| WHAT YOU HAVE TO DO |
Extract everything from the first line through the line with "const yTicks = [0, 50, 100, 150, 200];", both ends included, except for any pictures.

| INFORMATION SHOWN |
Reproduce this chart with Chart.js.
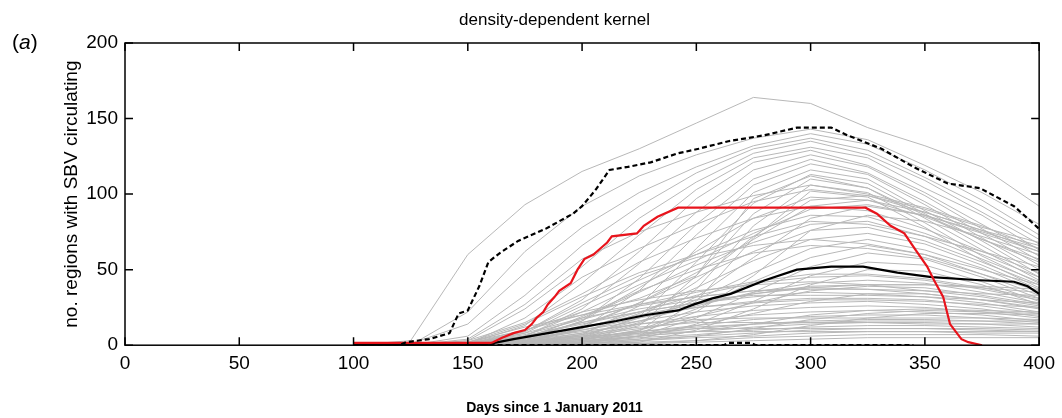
<!DOCTYPE html>
<html>
<head>
<meta charset="utf-8">
<script src="https://cdn.jsdelivr.net/npm/chart.js@4.4.1/dist/chart.umd.min.js"></script>
<style>
  html, body { margin: 0; padding: 0; background: #fff; }
  #wrap { position: relative; width: 1062px; height: 418px; }
  #panel { position: absolute; left: 12px; top: 30px; font: 21px "Liberation Sans", Arial, sans-serif; color: #000; }
</style>
</head>
<body>
<div id="wrap">
  <canvas id="c" width="1062" height="418"></canvas>
  <div id="panel">(<i>a</i>)</div>
</div>
<script>
// ---- data ----
const xTicks = [0, 50, 100, 150, 200, 250, 300, 350, 400];
const yTicks = [0, 50, 100, 150, 200];

// red (single example run)
const redDays = [100,160,161,165,170,175,178,180,183,185,188,190,195,198,201,205,208,211,213,224,227,233,242,324,329,335,341,346,351,354,358,361,366,369,375];
const redVals = [1.5,1.5,2,5,8,10,14,18,22,27,32,36,41,50,57,60,64,68,72,74,79,85,91,91,87,79,74,63,52,43,32,14,4,2,0];

// upper percentile (dashed)
const upperDays = [100,120,123,133,142,146,150,155,159,164,172,184,196,200,206,212,220,230,242,251,264,280,294,309,316,331,345,360,374,389,400];
const upperVals = [0,0,2,4,8,21,23,39,55,61,69,77,87,92,103,116,118,121,127,130,135,139,144,144,139,130,118,107,104,92,77];

// lower percentile (dashed)
const lowerDays = [100,262,264,274,276,345];
const lowerVals = [0,0,1.5,1.5,0,0];

// median (solid black)
const medianDays = [100,150,160,170,185,200,215,228,242,249,257,265,280,294,309,323,338,353,374,389,395,400];
const medianVals = [0,0,1,4,8,12,16,20,23,27,31,34,43,50,52,52,48,45,43,42,39,34];

// individual simulations (grey), sampled at greyDays
const greyDays = [100,125,150,175,200,225,250,275,300,325,350,375,400];
const g01 = [0, 3, 60, 93,115,130,147,164,160,144,132,118, 92];
const g02 = [0, 0, 22, 62, 92,112,126,137,143,136,119,101, 80];
const g03 = [0, 1, 14, 48, 78,101,118,132,140,133,116, 96, 73];
const g04 = [0, 0,  6, 33, 66, 92,114,130,137,129,111, 92, 70];
const g05 = [0, 0,  3, 24, 52, 84,108,127,135,126,109, 88, 67];
const g06 = [0, 0,  1, 13, 41, 73,103,124,131,124,104, 86, 63];
const g07 = [0, 0,  0,  9, 30, 62, 97,121,129,119,101, 80, 59];
const g08 = [0, 0,  0,  6, 24, 54, 88,116,126,118, 99, 77, 56];
const g09 = [0, 0,  0,  4, 16, 44, 80,110,123,114, 95, 74, 53];
const g10 = [0, 0,  0,  2, 11, 36, 73,106,120,113, 93, 71, 50];
const g11 = [0, 0,  0,  1,  7, 26, 64,101,116,110, 89, 69, 47];
const g12 = [0, 0,  0,  1,  5, 19, 55, 94,113,107, 87, 66, 45];
const g13 = [0, 0,  0,  0,  3, 13, 46, 87,110,104, 84, 63, 43];
const g14 = [0, 0,  0,  0,  2,  9, 37, 79,106,101, 81, 59, 41];
const g15 = [0, 0,  0,  0,  1,  6, 29, 71,102, 98, 78, 56, 38];
const g16 = [0, 0,  2, 12, 20, 31, 46, 97,112,104, 86, 70, 57];
const g17 = [0, 0,  4, 27, 57, 75, 88, 99,106,100, 91, 79, 64];
const g18 = [0, 0,  1, 18, 45, 64, 80, 95,103, 99, 88, 76, 62];
const g19 = [0, 0,  3, 15, 34, 55, 71, 84, 92, 89, 77, 62, 48];
const g20 = [0, 0,  0,  8, 26, 43, 60, 76, 86, 85, 74, 60, 45];
const g21 = [0, 0,  0,  5, 18, 35, 53, 68, 80, 82, 72, 57, 42];
const g22 = [0, 0,  0,  3, 13, 28, 45, 62, 76, 78, 69, 55, 40];
const g23 = [0, 0,  0,  2,  8, 21, 38, 56, 70, 74, 67, 53, 37];
const g24 = [0, 0,  0,  1,  5, 15, 30, 48, 64, 70, 63, 51, 35];
const g25 = [0, 0,  0,  0,  3, 10, 24, 42, 58, 66, 60, 47, 33];
const g26 = [0, 0,  0,  0,  2,  6, 18, 35, 52, 61, 57, 45, 31];
const g27 = [0, 0,  0,  0,  1,  4, 14, 29, 46, 55, 53, 42, 29];
const g28 = [0, 0,  0,  0,  0,  2, 10, 24, 40, 50, 49, 40, 27];
const g29 = [0, 0,  1,  9, 28, 46, 58, 66, 70, 67, 60, 50, 40];
const g30 = [0, 0,  0,  4, 19, 36, 50, 61, 66, 64, 58, 47, 36];
const g31 = [0, 0,  2, 10, 22, 30, 36, 40, 42, 40, 36, 32, 26];
const g32 = [0, 0,  1,  8, 18, 26, 32, 36, 38, 37, 34, 30, 24];
const g33 = [0, 0,  1,  6, 15, 22, 28, 32, 35, 34, 32, 28, 22];
const g34 = [0, 0,  0,  5, 12, 19, 25, 29, 31, 31, 30, 26, 21];
const g35 = [0, 0,  0,  4, 10, 16, 22, 26, 28, 29, 27, 24, 19];
const g36 = [0, 0,  0,  3,  8, 14, 19, 23, 25, 26, 25, 22, 18];
const g37 = [0, 0,  0,  2,  6, 11, 16, 20, 22, 23, 22, 20, 16];
const g38 = [0, 0,  0,  2,  5,  9, 13, 17, 19, 20, 20, 18, 15];
const g39 = [0, 0,  0,  1,  4,  7, 11, 14, 16, 17, 17, 16, 14];
const g40 = [0, 0,  0,  1,  3,  6,  9, 12, 14, 15, 15, 14, 12];
const g41 = [0, 0,  0,  1,  2,  5,  7, 10, 12, 13, 13, 12, 11];
const g42 = [0, 0,  0,  0,  2,  4,  6,  8, 10, 11, 11, 10,  9];
const g43 = [0, 0,  0,  0,  1,  3,  5,  6,  8,  9,  9,  8,  8];
const g44 = [0, 0,  0,  0,  1,  2,  3,  5,  6,  7,  7,  7,  6];
const g45 = [0, 0,  0,  0,  0,  1,  2,  3,  4,  5,  5,  5,  5];
const g46 = [0, 0,  1,  7, 17, 27, 35, 42, 47, 47, 44, 38, 31];
const g47 = [0, 0,  0,  3, 11, 22, 33, 41, 45, 46, 43, 37, 30];
const g48 = [0, 0,  0,  2,  7, 16, 26, 35, 41, 43, 41, 35, 28];
const g49 = [0, 0,  0,  1,  4, 10, 19, 28, 36, 39, 38, 33, 27];
const g50 = [0, 0,  0,  0,  2,  6, 13, 21, 29, 34, 34, 30, 25];
const g51 = [0, 0,  0,  4,  9, 14, 17, 18, 18, 18, 18, 18, 17];
const g52 = [0, 0,  0,  2,  7, 12, 15, 15, 15, 15, 14, 14, 14];
const g53 = [0, 0,  0,  6, 15, 24, 30, 33, 33, 33, 32, 30, 28];
const g54 = [0, 0,  1, 10, 20, 27, 32, 36, 37, 37, 36, 34, 33];
const g55 = [0, 0,  0,  1,  4,  8, 11, 11, 11, 11, 11, 11, 10];
const g56 = [0, 0,  0,  3,  6,  8,  9,  9,  9,  9,  9,  9,  9];
const g57 = [0, 0,  0,  2, 10, 18, 25, 28, 30, 30, 29, 27, 25];
const g58 = [0, 0,  0,  5, 12, 20, 27, 34, 39, 40, 40, 38, 35];
const g59 = [0, 0,  0,  1,  3,  6,  9, 14, 20, 23, 24, 23, 22];
const g60 = [0, 0,  0,  0,  1,  3,  6, 11, 17, 21, 23, 22, 21];
const g61 = [0, 0,  0,  0,  0,  1,  3,  7, 13, 18, 21, 21, 20];
const g62 = [0, 0,  2, 14, 32, 48, 60, 72, 82, 80, 72, 62, 52];
const g63 = [0, 0,  0,  6, 22, 40, 56, 74, 90, 93, 86, 74, 62];
const g64 = [0, 0,  0,  2, 12, 28, 48, 70, 92, 96, 88, 76, 66];
const g65 = [0, 0,  0,  0,  4, 14, 32, 58, 84, 92, 86, 75, 64];
const g66 = [0, 0,  0,  1,  6, 18, 42, 72, 96, 99, 90, 78, 68];
const g67 = [0, 0,  0,  0,  2,  8, 22, 46, 76, 86, 82, 72, 60];
const g68 = [0, 0,  0,  3, 16, 38, 62, 84, 98, 96, 85, 70, 55];
const g69 = [0, 0,  1,  6, 14, 22, 28, 34, 38, 40, 40, 39, 37];
const g70 = [0, 0,  0,  2,  5,  9, 12, 14, 15, 16, 16, 16, 16];
const greySeries = [g01,g02,g03,g04,g05,g06,g07,g08,g09,g10,g11,g12,g13,g14,g15,g16,g17,g18,g19,g20,
  g21,g22,g23,g24,g25,g26,g27,g28,g29,g30,g31,g32,g33,g34,g35,g36,g37,g38,g39,g40,
  g41,g42,g43,g44,g45,g46,g47,g48,g49,g50,g51,g52,g53,g54,g55,g56,g57,g58,g59,g60,
  g61,g62,g63,g64,g65,g66,g67,g68,g69,g70];

// ---- build ----
const pts = (xs, ys) => xs.map((x, i) => ({x, y: ys[i]}));
const FONT = '"Liberation Sans", Arial, sans-serif';

const datasets = [
  {data: pts(upperDays, upperVals), borderColor: '#000', borderWidth: 2.2, borderDash: [5, 3]},
  {data: pts(lowerDays, lowerVals), borderColor: '#000', borderWidth: 2.2, borderDash: [5, 3]},
  {data: pts(redDays, redVals), borderColor: '#e8141c', borderWidth: 2.2},
  {data: pts(medianDays, medianVals), borderColor: '#000', borderWidth: 2.2}
];
greySeries.forEach(s => datasets.push({data: pts(greyDays, s), borderColor: '#b8b8b8', borderWidth: 1}));

const frame = {
  id: 'frame',
  afterDatasetsDraw(chart) {
    const {ctx, chartArea: a, scales} = chart;
    ctx.save();
    ctx.strokeStyle = '#000';
    ctx.lineWidth = 1.5;
    ctx.strokeRect(a.left, a.top, a.right - a.left, a.bottom - a.top);
    const L = 8;
    ctx.beginPath();
    scales.x.ticks.forEach(t => {
      const px = scales.x.getPixelForValue(t.value);
      ctx.moveTo(px, a.bottom); ctx.lineTo(px, a.bottom - L);
      ctx.moveTo(px, a.top); ctx.lineTo(px, a.top + L);
    });
    scales.y.ticks.forEach(t => {
      const py = scales.y.getPixelForValue(t.value);
      ctx.moveTo(a.left, py); ctx.lineTo(a.left + L, py);
      ctx.moveTo(a.right, py); ctx.lineTo(a.right - L, py);
    });
    ctx.stroke();
    ctx.restore();
  }
};

new Chart(document.getElementById('c'), {
  type: 'line',
  data: {datasets},
  plugins: [frame],
  options: {
    responsive: false,
    animation: false,
    elements: {point: {radius: 0}, line: {tension: 0, borderCapStyle: 'butt'}},
    layout: {padding: {left: 55, right: 8, top: 0, bottom: 0}},
    plugins: {
      legend: {display: false},
      tooltip: {enabled: false},
      title: {display: true, text: 'density-dependent kernel', color: '#000',
        font: {family: FONT, size: 17, weight: 'normal'}, padding: {top: 10, bottom: 12.6}},
      subtitle: {display: true, position: 'bottom', text: 'Days since 1 January 2011', color: '#000',
        font: {family: FONT, size: 14, weight: 'bold'}, padding: {top: 0, bottom: 1}}
    },
    scales: {
      x: {
        type: 'linear', min: 0, max: 400,
        afterBuildTicks: s => { s.ticks = xTicks.map(v => ({value: v})); },
        afterFit: s => { s.height = 55; },
        grid: {display: false, drawTicks: false},
        border: {display: false},
        ticks: {color: '#000', padding: 7, font: {family: FONT, size: 19}, maxRotation: 0, autoSkip: false}
      },
      y: {
        type: 'linear', min: 0, max: 200,
        afterBuildTicks: s => { s.ticks = yTicks.map(v => ({value: v})); },
        afterFit: s => { s.width = 70; },
        grid: {display: false, drawTicks: false},
        border: {display: false},
        ticks: {color: '#000', padding: 7, font: {family: FONT, size: 19}},
        title: {display: true, text: 'no. regions with SBV circulating', color: '#000',
          font: {family: FONT, size: 19}, padding: {top: 5.6, bottom: 0}}
      },
      y2: {
        type: 'linear', position: 'right', min: 0, max: 200, display: true,
        afterFit: s => { s.width = 12; },
        grid: {display: false, drawTicks: false},
        border: {display: false},
        ticks: {display: false}
      }
    }
  }
});
</script>
</body>
</html>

| FINAL RESULT |
Reproduce this chart with Chart.js.
<!DOCTYPE html>
<html>
<head>
<meta charset="utf-8">
<script src="https://cdn.jsdelivr.net/npm/chart.js@4.4.1/dist/chart.umd.min.js"></script>
<style>
  html, body { margin: 0; padding: 0; background: #fff; }
  #wrap { position: relative; width: 1062px; height: 418px; }
  #panel { position: absolute; left: 12px; top: 30px; font: 21px "Liberation Sans", Arial, sans-serif; color: #000; }
</style>
</head>
<body>
<div id="wrap">
  <canvas id="c" width="1062" height="418"></canvas>
  <div id="panel">(<i>a</i>)</div>
</div>
<script>
// ---- data ----
const xTicks = [0, 50, 100, 150, 200, 250, 300, 350, 400];
const yTicks = [0, 50, 100, 150, 200];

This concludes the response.